The government continues to deal with the backlog of arrears it met when it came into office “that continue to throw us off balance”, Deputy Prime Minister and Minister of Finance Peter Turnquest said Friday, adding that the taxes it has not been able to collect from the gaming houses, due to a dispute, have put the government off its projected targets.
Turnquest told reporters that government revenue is below what was anticipated at this juncture in the fiscal year. However, he said those shortfalls should lessen as issues with the implementation of the value-added tax increase to 12 percent “start to settle”.
Turnquest insisted that the government intends to collect the revenue owed to it by the gaming industry.
He said he is disappointed by the stance the industry has taken, as the government and gaming operators seek an understanding on the tax increase the government attempted to impose on the gaming industry during the 2018/2019 national budget. The gaming industry has not yet accepted the tax increase and continues to fight it.
However, Turnquest said that, “at the end of the day we expect that the government’s revenue will be collected”.

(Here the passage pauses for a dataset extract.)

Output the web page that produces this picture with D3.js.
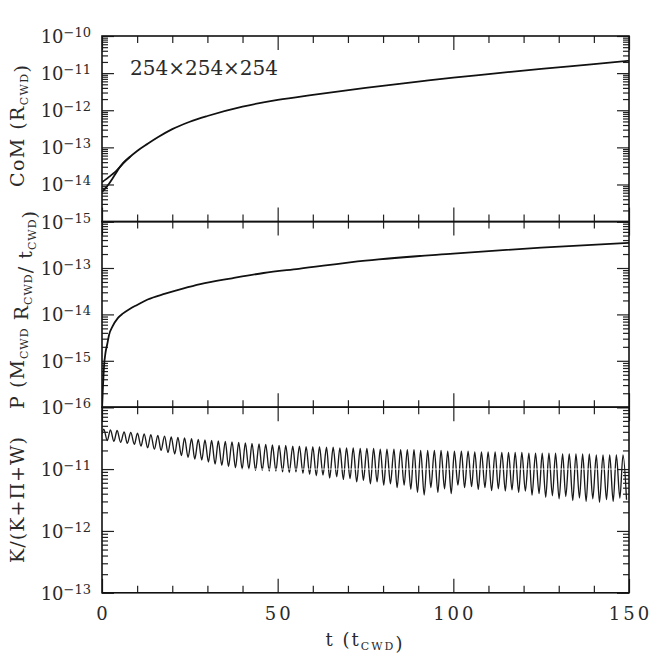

“Revenue lost to date [from the gaming houses] is a significant number… We do anticipate collecting every penny of the government’s revenue,” said Turnquest.
Turnquest said, despite the current shortfall, the government expects to come in very close to its projection by the end of this fiscal year, and it also expects to be in line with its three-year fiscal plan.
“The way that [past governments] had been operating, the finances of the country hadn’t been sustainable,” Turnquest said.
“We have put in place a deliberate strategy to get our fiscal house in order.
“As a government led by the prime minister, we are resolute about putting the economy on a path that is sustainable, that will lead to the empowerment of our people and strengthen the infrastructure and institutions of our country so that they are sustainable for the long-term.”
He added that if this country is not on sound financial footing, it will not be in a position of strength when negotiating with other countries.